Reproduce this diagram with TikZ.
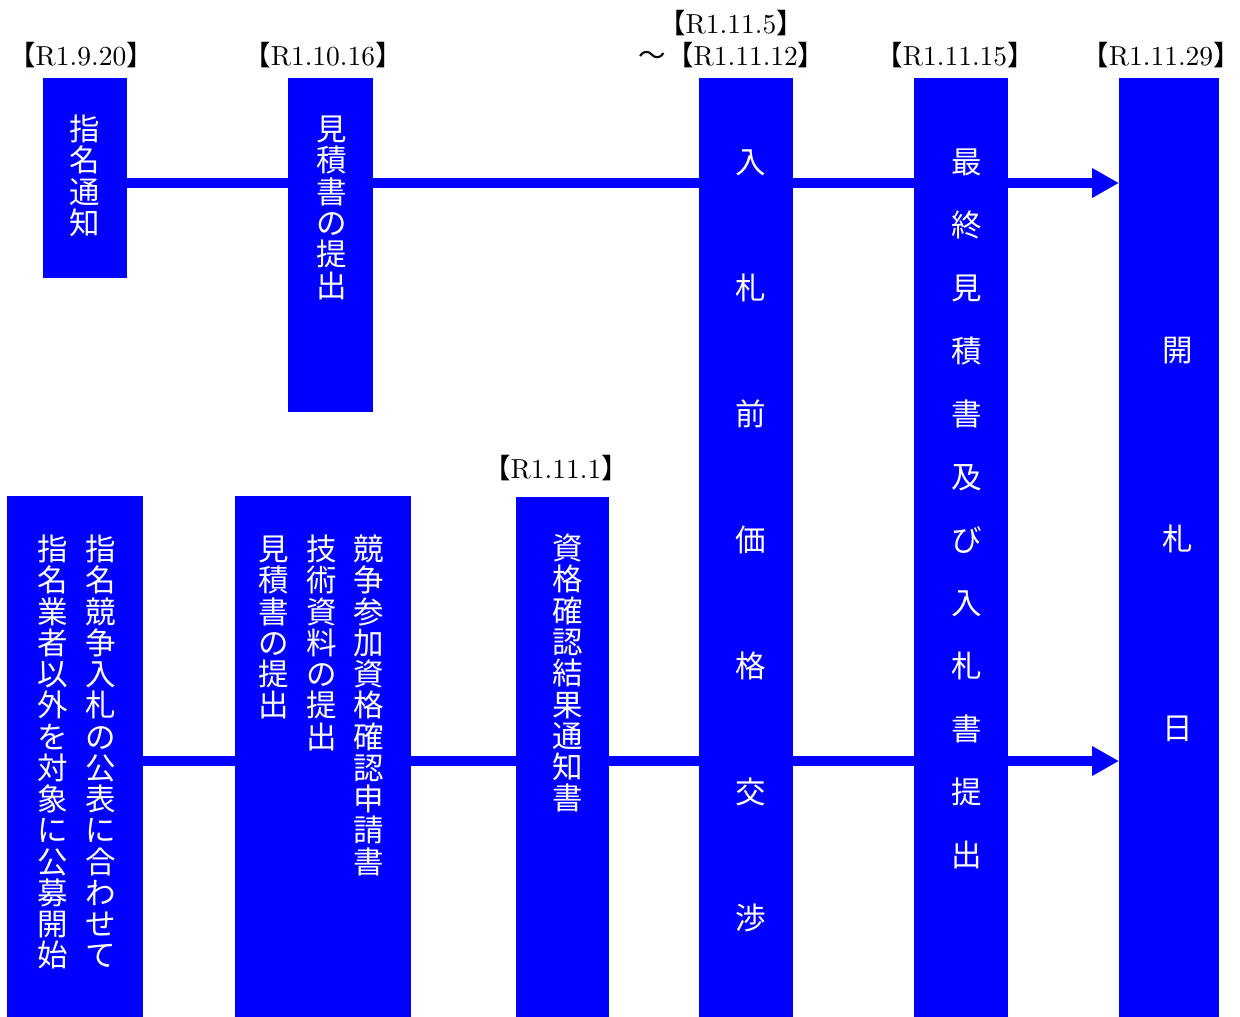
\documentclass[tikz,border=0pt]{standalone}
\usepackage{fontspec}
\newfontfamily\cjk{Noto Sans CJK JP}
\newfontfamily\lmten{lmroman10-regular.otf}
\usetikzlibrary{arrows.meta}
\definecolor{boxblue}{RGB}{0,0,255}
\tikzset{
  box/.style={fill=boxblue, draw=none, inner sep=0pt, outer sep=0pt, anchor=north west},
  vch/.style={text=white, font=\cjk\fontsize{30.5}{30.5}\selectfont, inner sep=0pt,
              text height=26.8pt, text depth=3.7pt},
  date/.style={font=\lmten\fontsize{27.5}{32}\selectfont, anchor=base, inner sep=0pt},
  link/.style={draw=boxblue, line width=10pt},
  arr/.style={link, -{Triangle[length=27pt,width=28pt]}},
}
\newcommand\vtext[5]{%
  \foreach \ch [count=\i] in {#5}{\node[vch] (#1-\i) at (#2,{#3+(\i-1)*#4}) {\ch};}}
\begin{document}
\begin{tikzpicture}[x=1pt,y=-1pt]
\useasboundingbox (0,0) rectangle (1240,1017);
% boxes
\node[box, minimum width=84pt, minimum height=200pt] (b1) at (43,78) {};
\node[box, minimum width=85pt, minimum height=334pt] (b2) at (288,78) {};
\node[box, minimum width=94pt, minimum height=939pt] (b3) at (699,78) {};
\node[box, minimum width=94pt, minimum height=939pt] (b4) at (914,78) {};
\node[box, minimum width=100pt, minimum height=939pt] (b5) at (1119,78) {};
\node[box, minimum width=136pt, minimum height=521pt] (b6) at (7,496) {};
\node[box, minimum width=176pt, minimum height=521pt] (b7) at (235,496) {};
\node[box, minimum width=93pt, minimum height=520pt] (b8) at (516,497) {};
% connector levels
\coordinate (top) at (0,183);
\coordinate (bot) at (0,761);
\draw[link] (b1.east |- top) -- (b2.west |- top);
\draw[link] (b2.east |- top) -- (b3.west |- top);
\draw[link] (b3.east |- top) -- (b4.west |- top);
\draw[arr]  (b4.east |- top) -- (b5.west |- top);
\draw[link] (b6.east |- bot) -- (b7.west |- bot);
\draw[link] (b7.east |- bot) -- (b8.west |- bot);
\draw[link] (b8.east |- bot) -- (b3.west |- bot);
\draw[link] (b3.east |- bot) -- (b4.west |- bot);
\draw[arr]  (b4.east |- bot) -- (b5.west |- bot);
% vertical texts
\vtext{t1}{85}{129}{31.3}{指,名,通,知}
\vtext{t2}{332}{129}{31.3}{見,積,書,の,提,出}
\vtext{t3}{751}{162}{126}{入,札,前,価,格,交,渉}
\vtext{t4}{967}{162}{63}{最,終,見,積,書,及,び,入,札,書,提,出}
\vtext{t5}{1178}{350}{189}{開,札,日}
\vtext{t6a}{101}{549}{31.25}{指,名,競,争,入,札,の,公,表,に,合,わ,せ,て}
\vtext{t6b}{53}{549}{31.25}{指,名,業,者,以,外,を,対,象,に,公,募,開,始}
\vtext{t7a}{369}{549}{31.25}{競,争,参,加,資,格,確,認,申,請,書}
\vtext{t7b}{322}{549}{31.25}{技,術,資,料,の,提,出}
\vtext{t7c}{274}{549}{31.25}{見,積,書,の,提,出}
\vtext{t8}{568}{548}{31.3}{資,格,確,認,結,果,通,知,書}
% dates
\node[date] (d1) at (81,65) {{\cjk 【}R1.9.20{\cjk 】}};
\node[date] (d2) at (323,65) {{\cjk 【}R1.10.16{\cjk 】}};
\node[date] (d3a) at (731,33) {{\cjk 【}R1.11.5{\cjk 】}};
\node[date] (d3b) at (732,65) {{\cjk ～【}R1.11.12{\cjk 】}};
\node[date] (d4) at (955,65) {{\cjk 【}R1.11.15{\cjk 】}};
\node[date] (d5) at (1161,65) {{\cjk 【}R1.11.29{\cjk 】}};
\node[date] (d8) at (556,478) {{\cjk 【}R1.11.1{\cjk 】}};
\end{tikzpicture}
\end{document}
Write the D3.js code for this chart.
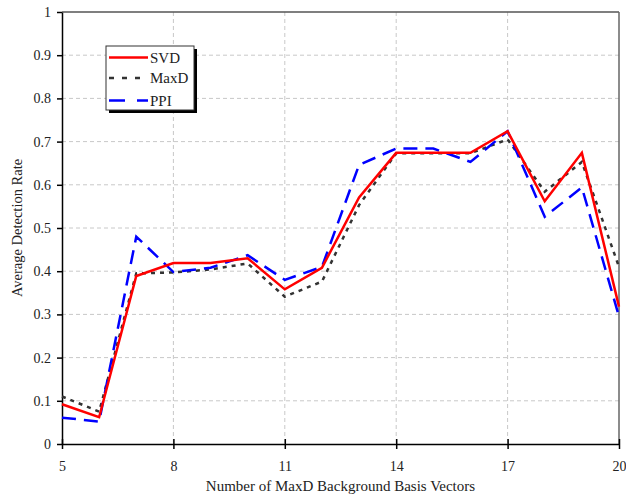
......
PROMPT: Return all of the entries word for word, but omit the pictures.

ANSWER TO THIS EXERCISE:
Reproduce this diagram with TikZ.
\documentclass[tikz,border=0pt]{standalone}
\usepackage{fontspec}
\newfontfamily\cjk{Noto Sans CJK JP}
\newfontfamily\lmten{lmroman10-regular.otf}
\usetikzlibrary{arrows.meta}
\definecolor{boxblue}{RGB}{0,0,255}
\tikzset{
  box/.style={fill=boxblue, draw=none, inner sep=0pt, outer sep=0pt, anchor=north west},
  vch/.style={text=white, font=\cjk\fontsize{30.5}{30.5}\selectfont, inner sep=0pt,
              text height=26.8pt, text depth=3.7pt},
  date/.style={font=\lmten\fontsize{27.5}{32}\selectfont, anchor=base, inner sep=0pt},
  link/.style={draw=boxblue, line width=10pt},
  arr/.style={link, -{Triangle[length=27pt,width=28pt]}},
}
\newcommand\vtext[5]{%
  \foreach \ch [count=\i] in {#5}{\node[vch] (#1-\i) at (#2,{#3+(\i-1)*#4}) {\ch};}}
\begin{document}
\begin{tikzpicture}[x=1pt,y=-1pt]
\useasboundingbox (0,0) rectangle (1240,1017);
% boxes
\node[box, minimum width=84pt, minimum height=200pt] (b1) at (43,78) {};
\node[box, minimum width=85pt, minimum height=334pt] (b2) at (288,78) {};
\node[box, minimum width=94pt, minimum height=939pt] (b3) at (699,78) {};
\node[box, minimum width=94pt, minimum height=939pt] (b4) at (914,78) {};
\node[box, minimum width=100pt, minimum height=939pt] (b5) at (1119,78) {};
\node[box, minimum width=136pt, minimum height=521pt] (b6) at (7,496) {};
\node[box, minimum width=176pt, minimum height=521pt] (b7) at (235,496) {};
\node[box, minimum width=93pt, minimum height=520pt] (b8) at (516,497) {};
% connector levels
\coordinate (top) at (0,183);
\coordinate (bot) at (0,761);
\draw[link] (b1.east |- top) -- (b2.west |- top);
\draw[link] (b2.east |- top) -- (b3.west |- top);
\draw[link] (b3.east |- top) -- (b4.west |- top);
\draw[arr]  (b4.east |- top) -- (b5.west |- top);
\draw[link] (b6.east |- bot) -- (b7.west |- bot);
\draw[link] (b7.east |- bot) -- (b8.west |- bot);
\draw[link] (b8.east |- bot) -- (b3.west |- bot);
\draw[link] (b3.east |- bot) -- (b4.west |- bot);
\draw[arr]  (b4.east |- bot) -- (b5.west |- bot);
% vertical texts
\vtext{t1}{85}{129}{31.3}{指,名,通,知}
\vtext{t2}{332}{129}{31.3}{見,積,書,の,提,出}
\vtext{t3}{751}{162}{126}{入,札,前,価,格,交,渉}
\vtext{t4}{967}{162}{63}{最,終,見,積,書,及,び,入,札,書,提,出}
\vtext{t5}{1178}{350}{189}{開,札,日}
\vtext{t6a}{101}{549}{31.25}{指,名,競,争,入,札,の,公,表,に,合,わ,せ,て}
\vtext{t6b}{53}{549}{31.25}{指,名,業,者,以,外,を,対,象,に,公,募,開,始}
\vtext{t7a}{369}{549}{31.25}{競,争,参,加,資,格,確,認,申,請,書}
\vtext{t7b}{322}{549}{31.25}{技,術,資,料,の,提,出}
\vtext{t7c}{274}{549}{31.25}{見,積,書,の,提,出}
\vtext{t8}{568}{548}{31.3}{資,格,確,認,結,果,通,知,書}
% dates
\node[date] (d1) at (81,65) {{\cjk 【}R1.9.20{\cjk 】}};
\node[date] (d2) at (323,65) {{\cjk 【}R1.10.16{\cjk 】}};
\node[date] (d3a) at (731,33) {{\cjk 【}R1.11.5{\cjk 】}};
\node[date] (d3b) at (732,65) {{\cjk ～【}R1.11.12{\cjk 】}};
\node[date] (d4) at (955,65) {{\cjk 【}R1.11.15{\cjk 】}};
\node[date] (d5) at (1161,65) {{\cjk 【}R1.11.29{\cjk 】}};
\node[date] (d8) at (556,478) {{\cjk 【}R1.11.1{\cjk 】}};
\end{tikzpicture}
\end{document}
Write the D3.js code for this chart.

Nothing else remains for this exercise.